The copper is already green. The original wire was salvaged from old
open-wire railway telegraph lines. The sulphur from years of coal-burning
steam locomotives gave it a good coating of copper sulphate. Open-wire
telephone wires that I have seen were always (very rusty) steel. I suspect
the railways used copper clad steel because it would last much longer in the
environment of coal fumes that plain or galvanised steel, and not because
copper is a better conductor than steel.
The black stuff forms right on top of the green coating. The green coating
is very hard and must be scraped off with a knife or sandpaper to expose
bare copper, but the black stuff is loose, and can be rubbed off with the
fingers, just like soot. And just like soot, it is very dry and has a soft
feeling to the touch, not gritty or oily. The green CuSO4 patina seems
unaffected by its presence. When the black is rubbed off, the copper
sulphate coating underneath appears intact. That's why I am not sure if it
is a simple a chemical reaction with the copper, or a living organism.

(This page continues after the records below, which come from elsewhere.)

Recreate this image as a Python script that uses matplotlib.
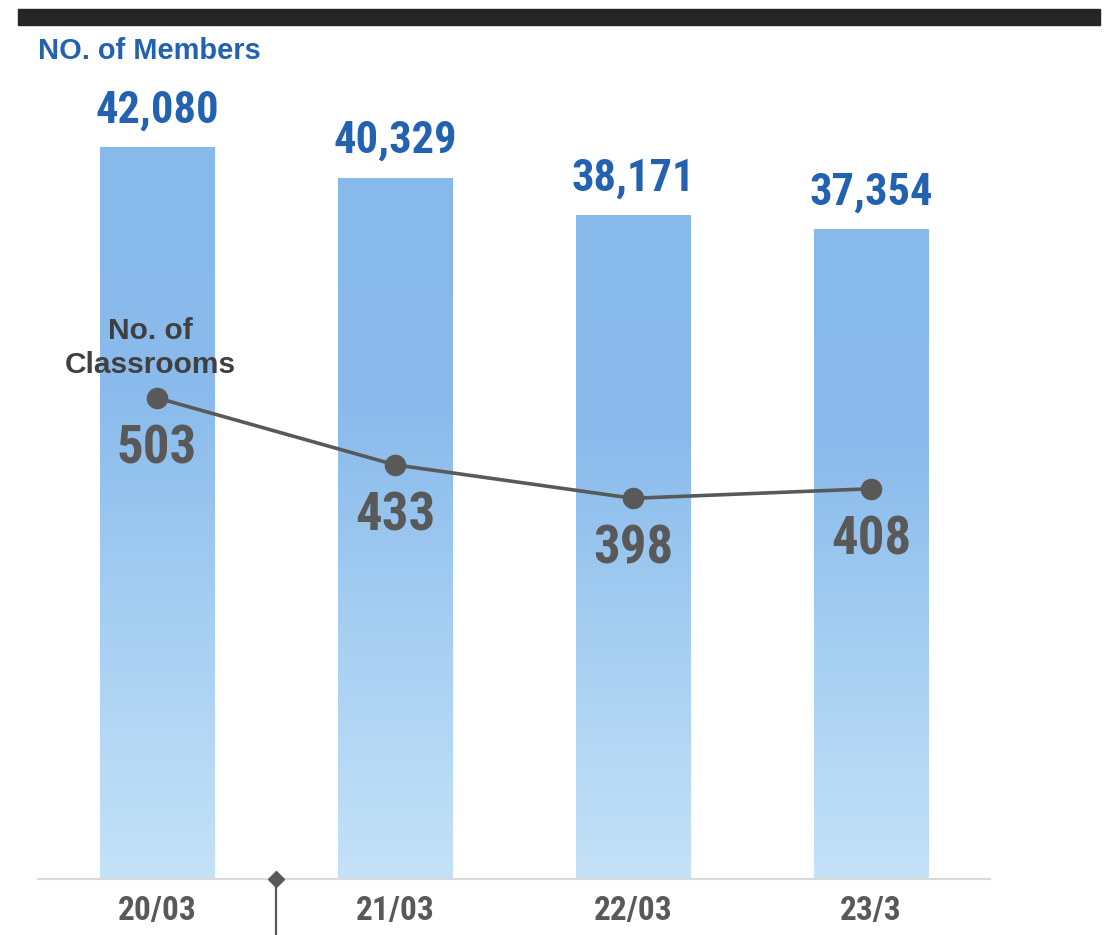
import matplotlib
matplotlib.use("Agg")
import matplotlib.pyplot as plt
import numpy as np
from matplotlib import font_manager
from matplotlib.patches import Rectangle
from matplotlib.colors import LinearSegmentedColormap

# ---- data ----
periods = ["20/03", "21/03", "22/03", "23/3"]
members = [42080, 40329, 38171, 37354]
classrooms = [503, 433, 398, 408]

# ---- fonts ----
available = {f.name for f in font_manager.fontManager.ttflist}
def pick(*names):
    for n in names:
        if n in available:
            return n
    return "DejaVu Sans"

NARROW = pick("Roboto Condensed", "Liberation Sans Narrow", "Open Sans Condensed", "DejaVu Sans")
PLAIN = pick("Liberation Sans", "Arial", "DejaVu Sans")

BLUE = "#2262B0"
GREY = "#595959"
DARK = "#404040"

fig = plt.figure(figsize=(11.1, 9.35), dpi=100)
W, H = 1110, 935

# header band
fig.patches.append(Rectangle((18 / W, 1 - 25 / H), (1100 - 18) / W, 16 / H,
                             transform=fig.transFigure, color="#262626", zorder=0))
fig.text(38 / W, 1 - 59 / H, "NO. of Members", family=PLAIN, weight="bold",
         fontsize=20.9, color=BLUE, va="baseline", ha="left")

ax = fig.add_axes([38 / W, (H - 879) / H, (990 - 38) / W, (879 - 100) / H])
ax2 = ax.twinx()

x = np.arange(len(periods))
bar_w = 0.48
top_members = 779 * 57.5
ax.set_xlim(-0.5, 3.5)
ax.set_ylim(0, top_members)
ax2.set_ylim(0, top_members / 55.0)

# gradient-filled bars
cmap = LinearSegmentedColormap.from_list("barfade", ["#C4E2F8", "#A8D0F2", "#8ABBEC", "#88B9EB"])
grad = np.linspace(0, 1, 256).reshape(-1, 1)
bars = ax.bar(x, members, width=bar_w, color="none", edgecolor="none", zorder=2)
for b in bars:
    x0, w, h = b.get_x(), b.get_width(), b.get_height()
    im = ax.imshow(grad, cmap=cmap, aspect="auto", origin="lower",
                   extent=(x0, x0 + w, 0, h), zorder=1)
    im.set_clip_path(b)

for xi, v in zip(x, members):
    ax.annotate(f"{v:,}", xy=(xi, v), xytext=(0, 26.6), textcoords="offset points",
                ha="center", va="center", family=NARROW, weight="bold",
                fontsize=32, color=BLUE)

# classroom line
ax2.plot(x, classrooms, color=GREY, lw=2.6, marker="o", markersize=14.5,
         markerfacecolor=GREY, markeredgecolor=GREY, zorder=5)
for xi, v in zip(x, classrooms):
    ax2.annotate(f"{v}", xy=(xi, v), xytext=(0, -36.7), textcoords="offset points",
                 ha="center", va="center", family=NARROW, weight="bold",
                 fontsize=38, color=GREY)
ax2.annotate("No. of\nClassrooms", xy=(x[0], classrooms[0]), xytext=(-5, 36),
             textcoords="offset points", ha="center", va="center", family=PLAIN,
             weight="bold", fontsize=21.5, color=DARK, linespacing=1.28)

# axes styling
for a in (ax, ax2):
    for s in ("top", "right", "left"):
        a.spines[s].set_visible(False)
    a.set_yticks([])
ax2.spines["bottom"].set_visible(False)
ax.spines["bottom"].set_color("#D9D9D9")
ax.spines["bottom"].set_linewidth(1.6)
ax.set_xticks(x)
ax.set_xticklabels(periods, family=NARROW, weight="bold", fontsize=24, color=GREY)
ax.tick_params(axis="x", length=0, pad=11.5)

# divider marker between first and second period
ax.plot([0.5, 0.5], [0, -60 * 57.5], color=GREY, lw=1.6, clip_on=False, zorder=6)
ax.plot([0.5], [0], marker="D", markersize=8, color=GREY, clip_on=False, zorder=7)

fig.savefig("out.png", dpi=100)
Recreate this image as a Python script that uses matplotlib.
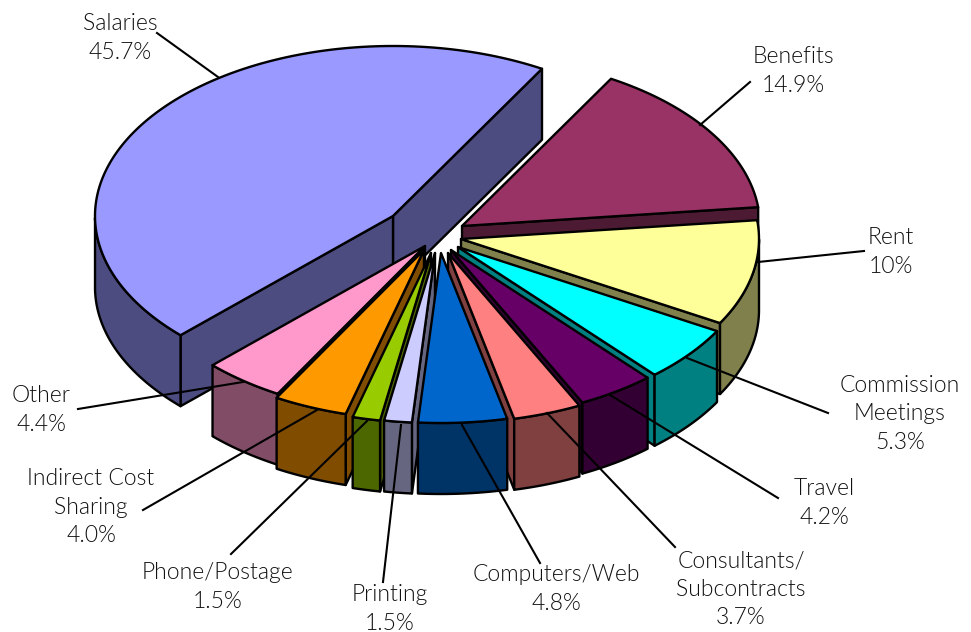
"""Exploded 3D style expense pie, drawn by hand on a pixel-sized axes."""

import matplotlib

matplotlib.use("Agg")
import matplotlib.pyplot as plt
import numpy as np
from matplotlib.patches import Polygon

categories = [
    "Salaries", "Benefits", "Rent", "Commission\nMeetings", "Travel",
    "Consultants/\nSubcontracts", "Computers/Web", "Printing",
    "Phone/Postage", "Indirect Cost\nSharing", "Other",
]
values = [45.7, 14.9, 10.0, 5.3, 4.2, 3.7, 4.8, 1.5, 1.5, 4.0, 4.4]
value_labels = [
    "45.7%", "14.9%", "10%", "5.3%", "4.2%", "3.7%", "4.8%", "1.5%", "1.5%",
    "4.0%", "4.4%",
]

top_colors = [
    "#9999FF", "#993366", "#FFFF99", "#00FFFF", "#660066", "#FF8080",
    "#0066CC", "#CCCCFF", "#99CC00", "#FF9900", "#FF99CC",
]
side_colors = [
    "#4C4C80", "#4C1A33", "#80804C", "#008080", "#330033", "#804040",
    "#003366", "#666680", "#4C6600", "#804C00", "#804C66",
]

# layout, in pixels of the 971x632 picture
RX, RY, DEPTH = 298, 170, 71
START_ANGLE = 60
apexes = [
    (393, 216), (462, 226), (461, 239), (458, 247), (451, 250), (448, 253),
    (441, 253), (435, 253), (431, 253), (424, 250), (425, 246),
]
draw_order = [0, 1, 2, 3, 4, 5, 10, 9, 8, 7, 6]
label_pos = [
    (120, 38), (793, 71), (891, 252), (900, 414), (824, 503), (741, 589),
    (556, 589), (390, 609), (218, 587), (91, 507), (41, 410),
]
leaders = [
    ((157, 33), (218, 77)), ((750, 82), (700, 125)), ((864, 251), (758, 262)),
    ((828, 413), (687, 358)), ((778, 498), (610, 395)),
    ((675, 547), (547, 413)), ((540, 563), (462, 425)),
    ((383, 582), (401, 425)), ((231, 554), (367, 421)),
    ((143, 510), (317, 410)), ((78, 409), (243, 382)),
]

plt.rcParams["font.family"] = ["Lato", "DejaVu Sans"]

fig = plt.figure(figsize=(9.71, 6.32), dpi=100)
ax = fig.add_axes([0, 0, 1, 1])
ax.set_xlim(0, 971)
ax.set_ylim(632, 0)
ax.axis("off")


def rim(apex, angles):
    rad = np.radians(angles)
    return np.column_stack(
        [apex[0] + RX * np.cos(rad), apex[1] - RY * np.sin(rad)]
    )


def face(points, color, z):
    ax.add_patch(
        Polygon(points, closed=True, facecolor=color, edgecolor="black",
                linewidth=1.7, joinstyle="round", zorder=z)
    )


# Salaries wraps over the top and ends at START_ANGLE, the rest go clockwise
sweep = np.array(values) * 3.6
lows = START_ANGLE - np.cumsum(np.concatenate([[0], sweep[1:]]))
highs = lows + sweep
lows[0], highs[0] = START_ANGLE, START_ANGLE + sweep[0]
down = np.array([0, DEPTH])

for z, i in enumerate(draw_order):
    apex = np.array(apexes[i], dtype=float)
    low, high = lows[i], highs[i]
    base = z * 10

    for edge, visible in (
        (low, np.cos(np.radians(low)) > 0),
        (high, np.cos(np.radians(high)) < 0),
    ):
        if visible:
            end = rim(apex, [edge])[0]
            face([apex, end, end + down, apex + down], side_colors[i], base + 1)

    # outer wall only where the rim faces the viewer
    angles = np.linspace(low, high, 200)
    front = angles[np.sin(np.radians(angles)) < 0]
    if len(front) > 1:
        arc = rim(apex, front)
        face(np.vstack([arc, arc[::-1] + down]), side_colors[i], base + 2)

    arc = rim(apex, angles)
    face(np.vstack([apex, arc]), top_colors[i], base + 3)

for (x0, y0), (x1, y1) in leaders:
    ax.plot([x0, x1], [y0, y1], color="black", linewidth=1.5, zorder=500)

for cat, lab, (x, y) in zip(categories, value_labels, label_pos):
    ax.text(x, y, f"{cat}\n{lab}", ha="center", va="center", fontsize=16.5,
            fontweight=300, color="#111111", linespacing=1.42, zorder=600)

fig.savefig("out.png", dpi=100)
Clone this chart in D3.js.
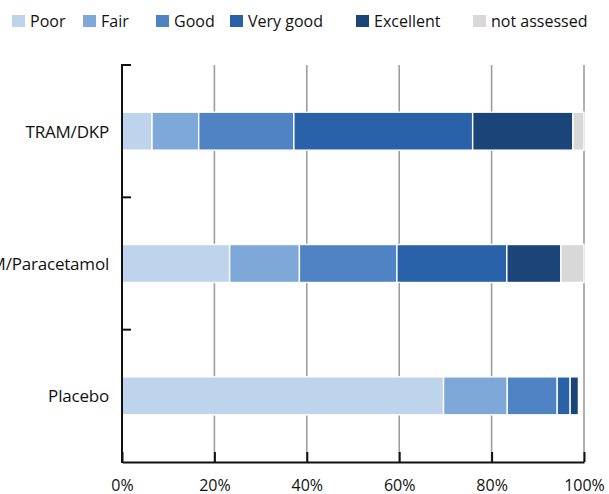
<!DOCTYPE html>
<html>
<head>
<meta charset="utf-8">
<script src="https://cdn.jsdelivr.net/npm/d3@7"></script>
<style>
  html, body { margin: 0; padding: 0; background: #fff; }
  svg { display: block; }
  text { font-family: "Open Sans", "Noto Sans", sans-serif; fill: #111; }
</style>
</head>
<body>
<svg id="chart" width="609" height="494"></svg>
<script>
// ---- data ----
const categories = ["TRAM/DKP", "TRAM/Paracetamol", "Placebo"];
const seriesNames = ["Poor", "Fair", "Good", "Very good", "Excellent", "not assessed"];
const poor        = [6.5, 23.3, 69.6];
const fair        = [10.1, 15.1, 13.8];
const good        = [20.6, 21.1, 10.8];
const veryGood    = [38.7, 23.8, 2.8];
const excellent   = [21.7, 11.7, 1.8];
const notAssessed = [2.4, 5.0, 0.0];
const xTicks = [0, 20, 40, 60, 80, 100];
const xTickLabels = ["0%", "20%", "40%", "60%", "80%", "100%"];
const colors = ["#bed4ec", "#7ea8d8", "#4f83c3", "#2a62a9", "#1b4579", "#d8d8d8"];

(function () {
const seriesValues = [poor, fair, good, veryGood, excellent, notAssessed];
const rows = categories.map((c, i) => {
  const r = { category: c };
  seriesNames.forEach((s, j) => { r[s] = seriesValues[j][i]; });
  return r;
});

const svg = d3.select("#chart");
const mLeft = 122, mRight = 584, mTop = 65, mBottom = 462;

const x = d3.scaleLinear().domain([0, 100]).range([mLeft, mRight]);
const y = d3.scaleBand().domain(categories).range([mTop, mBottom])
  .paddingInner(0.713).paddingOuter(0.3565);
const color = d3.scaleOrdinal().domain(seriesNames).range(colors);

// gridlines
svg.append("g").selectAll("line")
  .data(xTicks.filter(d => d > 0))
  .join("line")
  .attr("x1", d => x(d)).attr("x2", d => x(d))
  .attr("y1", mTop).attr("y2", mBottom)
  .attr("stroke", "#9e9e9e").attr("stroke-width", 1.6);

// bars
const stacked = d3.stack().keys(seriesNames)(rows);
svg.append("g").selectAll("g")
  .data(stacked)
  .join("g")
  .attr("fill", d => color(d.key))
  .selectAll("rect")
  .data(d => d)
  .join("rect")
  .attr("x", d => x(d[0]))
  .attr("y", d => y(d.data.category))
  .attr("width", d => Math.max(0, x(d[1]) - x(d[0])))
  .attr("height", y.bandwidth())
  .attr("stroke", "#fff")
  .attr("stroke-width", d => (d[1] - d[0]) > 0 ? 1.4 : 0);

// x axis
const xAxis = d3.axisBottom(x)
  .tickValues(xTicks)
  .tickFormat((d, i) => xTickLabels[i])
  .tickSizeInner(-10).tickSizeOuter(0).tickPadding(18);
const gx = svg.append("g").attr("transform", `translate(0,${mBottom})`).call(xAxis);
gx.select(".domain").attr("stroke", "#111").attr("stroke-width", 2);
gx.selectAll(".tick line").attr("stroke", "#111").attr("stroke-width", 2);
gx.selectAll(".tick text").attr("font-size", 16).attr("fill", "#111")
  .style("font-family", '"Open Sans", sans-serif');

// y axis line and boundary ticks
const step = y.step();
svg.append("line")
  .attr("x1", mLeft).attr("x2", mLeft).attr("y1", mTop - 1).attr("y2", mBottom + 1)
  .attr("stroke", "#111").attr("stroke-width", 2);
svg.append("g").selectAll("line")
  .data(categories)
  .join("line")
  .attr("x1", mLeft).attr("x2", mLeft + 9)
  .attr("y1", (d, i) => mTop + i * step).attr("y2", (d, i) => mTop + i * step)
  .attr("stroke", "#111").attr("stroke-width", 2);

// category labels
svg.append("g").selectAll("text")
  .data(categories)
  .join("text")
  .attr("x", 109)
  .attr("y", d => y(d) + y.bandwidth() / 2)
  .attr("dy", "0.38em")
  .attr("text-anchor", "end")
  .attr("font-size", 17)
  .attr("letter-spacing", "-0.2")
  .text(d => d);

// legend
const legendX = [12, 83, 156, 230, 356, 473];
const lg = svg.append("g").selectAll("g")
  .data(seriesNames)
  .join("g")
  .attr("transform", (d, i) => `translate(${legendX[i]},15)`);
lg.append("rect").attr("width", 13).attr("height", 12).attr("fill", d => color(d));
lg.append("text").attr("x", 18).attr("y", 6).attr("dy", "0.35em")
  .attr("font-size", 16).text(d => d);
})();
</script>
</body>
</html>
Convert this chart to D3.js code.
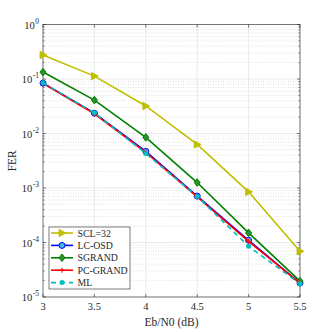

Normally, copper that is not exposed to coal fumes around here just turns
brown, like a used penny.
The wire in question is #10 copper-clad steel.
I have used the stuff for ground radials, and it does turn green when buried
for a long time in the local soil. However, I have pulled up copperweld
that has been buried for over 30 years, and very little, if any, of the
copper jacket appeared to be eroded away. I occasionally check my present
buried ground radials (#12 solid soft-drawn copper) and they, along with the
silver-brazed connections to the ground bus, appear intact, except for mild
surface corrosion. With buried copper wire, the green tint doesn't appear
until it is thoroughly dry. When freshly pulled out of the damp soil, it is
sort of brown. I think a copper radial system would last for decades in
this soil. As I recall the last time I used a soil analysis kit, it tested
pretty close to neutral, PH-wise.
We do have a large coal-burning electric power plant a few miles from here.
My galvanised tower has to be protected from rain runoff dripping from the
copper wire. Otherwise, enough copper leaches off the wire to eat away at
the zinc coating, causing it to develop a greenish corrosion. I made some
rubber drainage tubing out of old automotive hose stock, and that keeps the
runoff from the wires from dripping onto the surface of the tower structure.